Step 7: Confirm that the sync works in both directions
Remember how I said to make a subtle change to one of the contacts in your address book in OwnCloud? If you now return to the address book on your phone, the change should be visible. Success!
The next step is to sync the phone the other way. Again, make a subtle change to one of your contact’s details, but this time on your phone. You could even restore the contact that you altered in OwnCloud.
Force the phone to re-sync by clicking on the three dots menu prompt at the top of the phone contacts and choosing “Settings”, “Contacts”, “Accounts” then “CardDAV”. Click on the three dots menu prompt and choose “Sync all”.
Now return to OwnCloud and conform that the change is visible there. If so, your phone is fully synced with OwnCloud. Congratulations!
Peace of mind
The advantage of modern cloud computing is that it enables the automated backing-up of data so that the destruction of any one piece of equipment does not also destroy the data that it was using. Whilst there are many commercial services that will back-up contact data from phones (eg: Google’s GMail), many prefer the comfort of knowing that their data is not in the hands of corporate giants who could either exploit that data or otherwise hand it over to government agencies.
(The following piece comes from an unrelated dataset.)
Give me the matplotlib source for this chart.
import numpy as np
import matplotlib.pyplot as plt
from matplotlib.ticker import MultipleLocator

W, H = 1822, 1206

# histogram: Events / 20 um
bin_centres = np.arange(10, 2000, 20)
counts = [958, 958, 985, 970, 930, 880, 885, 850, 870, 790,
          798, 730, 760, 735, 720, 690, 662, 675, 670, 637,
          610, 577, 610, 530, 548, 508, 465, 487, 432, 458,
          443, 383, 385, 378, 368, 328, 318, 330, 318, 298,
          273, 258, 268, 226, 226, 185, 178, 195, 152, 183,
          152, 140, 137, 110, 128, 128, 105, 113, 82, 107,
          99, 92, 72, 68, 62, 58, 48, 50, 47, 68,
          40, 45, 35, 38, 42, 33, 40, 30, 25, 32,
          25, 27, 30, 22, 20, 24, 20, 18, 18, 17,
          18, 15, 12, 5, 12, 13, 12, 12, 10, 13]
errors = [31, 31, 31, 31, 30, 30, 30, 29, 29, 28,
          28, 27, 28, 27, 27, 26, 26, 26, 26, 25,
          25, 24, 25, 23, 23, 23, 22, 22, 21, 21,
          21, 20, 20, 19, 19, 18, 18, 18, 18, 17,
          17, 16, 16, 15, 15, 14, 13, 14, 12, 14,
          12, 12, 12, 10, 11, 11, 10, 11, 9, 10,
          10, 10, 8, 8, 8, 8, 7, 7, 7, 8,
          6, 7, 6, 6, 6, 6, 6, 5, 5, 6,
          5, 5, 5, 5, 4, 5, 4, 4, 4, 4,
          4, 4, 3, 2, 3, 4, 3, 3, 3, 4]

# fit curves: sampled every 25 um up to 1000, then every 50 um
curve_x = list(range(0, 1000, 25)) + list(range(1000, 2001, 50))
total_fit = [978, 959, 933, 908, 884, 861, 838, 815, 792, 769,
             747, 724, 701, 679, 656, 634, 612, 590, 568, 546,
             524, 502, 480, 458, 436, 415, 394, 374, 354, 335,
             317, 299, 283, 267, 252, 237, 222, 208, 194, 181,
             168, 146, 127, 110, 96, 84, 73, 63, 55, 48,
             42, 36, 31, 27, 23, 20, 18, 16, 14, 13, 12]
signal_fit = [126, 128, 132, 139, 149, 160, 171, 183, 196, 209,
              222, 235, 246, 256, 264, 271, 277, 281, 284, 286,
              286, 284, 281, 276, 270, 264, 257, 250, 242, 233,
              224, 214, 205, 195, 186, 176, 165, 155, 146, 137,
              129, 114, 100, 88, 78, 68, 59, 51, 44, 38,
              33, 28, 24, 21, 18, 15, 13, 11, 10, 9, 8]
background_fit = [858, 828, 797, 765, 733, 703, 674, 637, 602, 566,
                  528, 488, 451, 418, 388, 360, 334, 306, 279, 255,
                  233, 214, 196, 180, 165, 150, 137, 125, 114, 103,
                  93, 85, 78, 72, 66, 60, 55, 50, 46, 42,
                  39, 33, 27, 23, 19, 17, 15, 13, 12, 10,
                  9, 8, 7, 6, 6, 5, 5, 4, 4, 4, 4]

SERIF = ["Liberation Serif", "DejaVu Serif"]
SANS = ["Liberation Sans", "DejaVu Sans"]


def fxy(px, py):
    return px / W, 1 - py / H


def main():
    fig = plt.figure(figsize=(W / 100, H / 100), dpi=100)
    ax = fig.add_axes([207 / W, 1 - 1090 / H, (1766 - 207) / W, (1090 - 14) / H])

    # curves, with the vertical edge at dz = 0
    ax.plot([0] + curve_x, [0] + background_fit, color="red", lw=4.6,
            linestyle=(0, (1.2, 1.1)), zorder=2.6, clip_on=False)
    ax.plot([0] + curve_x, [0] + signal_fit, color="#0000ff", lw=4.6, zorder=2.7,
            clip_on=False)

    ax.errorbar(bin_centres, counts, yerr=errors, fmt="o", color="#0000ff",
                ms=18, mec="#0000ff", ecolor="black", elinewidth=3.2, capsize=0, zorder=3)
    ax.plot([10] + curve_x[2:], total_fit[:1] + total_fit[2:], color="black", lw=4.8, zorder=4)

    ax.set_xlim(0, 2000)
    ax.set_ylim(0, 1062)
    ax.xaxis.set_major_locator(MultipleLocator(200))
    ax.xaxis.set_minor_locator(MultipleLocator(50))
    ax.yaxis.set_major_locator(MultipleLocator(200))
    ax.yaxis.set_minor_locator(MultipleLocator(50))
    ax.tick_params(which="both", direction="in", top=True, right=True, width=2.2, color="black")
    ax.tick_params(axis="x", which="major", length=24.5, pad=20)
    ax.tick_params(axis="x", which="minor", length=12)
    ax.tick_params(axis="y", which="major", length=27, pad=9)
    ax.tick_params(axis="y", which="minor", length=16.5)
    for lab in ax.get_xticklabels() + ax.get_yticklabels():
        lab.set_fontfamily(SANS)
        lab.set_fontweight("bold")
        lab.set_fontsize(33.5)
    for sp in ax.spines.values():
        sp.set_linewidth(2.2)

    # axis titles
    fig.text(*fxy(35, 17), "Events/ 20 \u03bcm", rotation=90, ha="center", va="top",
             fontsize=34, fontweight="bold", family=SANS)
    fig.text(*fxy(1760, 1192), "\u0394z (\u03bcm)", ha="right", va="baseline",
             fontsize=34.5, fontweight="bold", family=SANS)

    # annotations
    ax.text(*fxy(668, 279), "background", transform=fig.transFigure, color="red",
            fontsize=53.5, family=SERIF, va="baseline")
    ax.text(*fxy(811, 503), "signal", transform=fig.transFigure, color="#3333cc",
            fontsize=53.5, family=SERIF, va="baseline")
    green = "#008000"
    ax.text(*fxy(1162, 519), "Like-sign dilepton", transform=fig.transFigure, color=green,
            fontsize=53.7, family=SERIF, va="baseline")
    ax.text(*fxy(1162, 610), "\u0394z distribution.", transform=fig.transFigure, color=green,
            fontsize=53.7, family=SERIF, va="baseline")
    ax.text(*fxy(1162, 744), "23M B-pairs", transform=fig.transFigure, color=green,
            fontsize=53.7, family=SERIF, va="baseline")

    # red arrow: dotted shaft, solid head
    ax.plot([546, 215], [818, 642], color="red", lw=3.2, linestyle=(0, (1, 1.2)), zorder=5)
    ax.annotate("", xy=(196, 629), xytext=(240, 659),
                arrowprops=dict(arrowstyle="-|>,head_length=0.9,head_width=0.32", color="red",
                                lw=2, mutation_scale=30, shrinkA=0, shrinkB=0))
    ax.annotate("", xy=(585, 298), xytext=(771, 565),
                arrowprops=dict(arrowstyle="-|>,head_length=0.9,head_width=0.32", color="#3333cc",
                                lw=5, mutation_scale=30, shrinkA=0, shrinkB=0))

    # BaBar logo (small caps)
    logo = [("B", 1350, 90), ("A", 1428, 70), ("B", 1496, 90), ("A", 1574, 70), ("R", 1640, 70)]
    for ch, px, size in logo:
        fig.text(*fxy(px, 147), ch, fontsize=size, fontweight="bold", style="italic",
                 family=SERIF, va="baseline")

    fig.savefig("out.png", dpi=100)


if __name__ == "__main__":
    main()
As I have written previously, I have installed OwnCloud onto my own servers in order to manage my data. It’s been set-up for approximately three months now and is working very nicely. It’s really good to know that if something does happen to my phone that I won’t have lost all of my contacts’ phone numbers and email addresses.
You can choose to sync your phone with OwnCloud as frequently as you like but I have set mine to “once a day”. After all, updates to one’s phone contacts is not usually a high frequency job.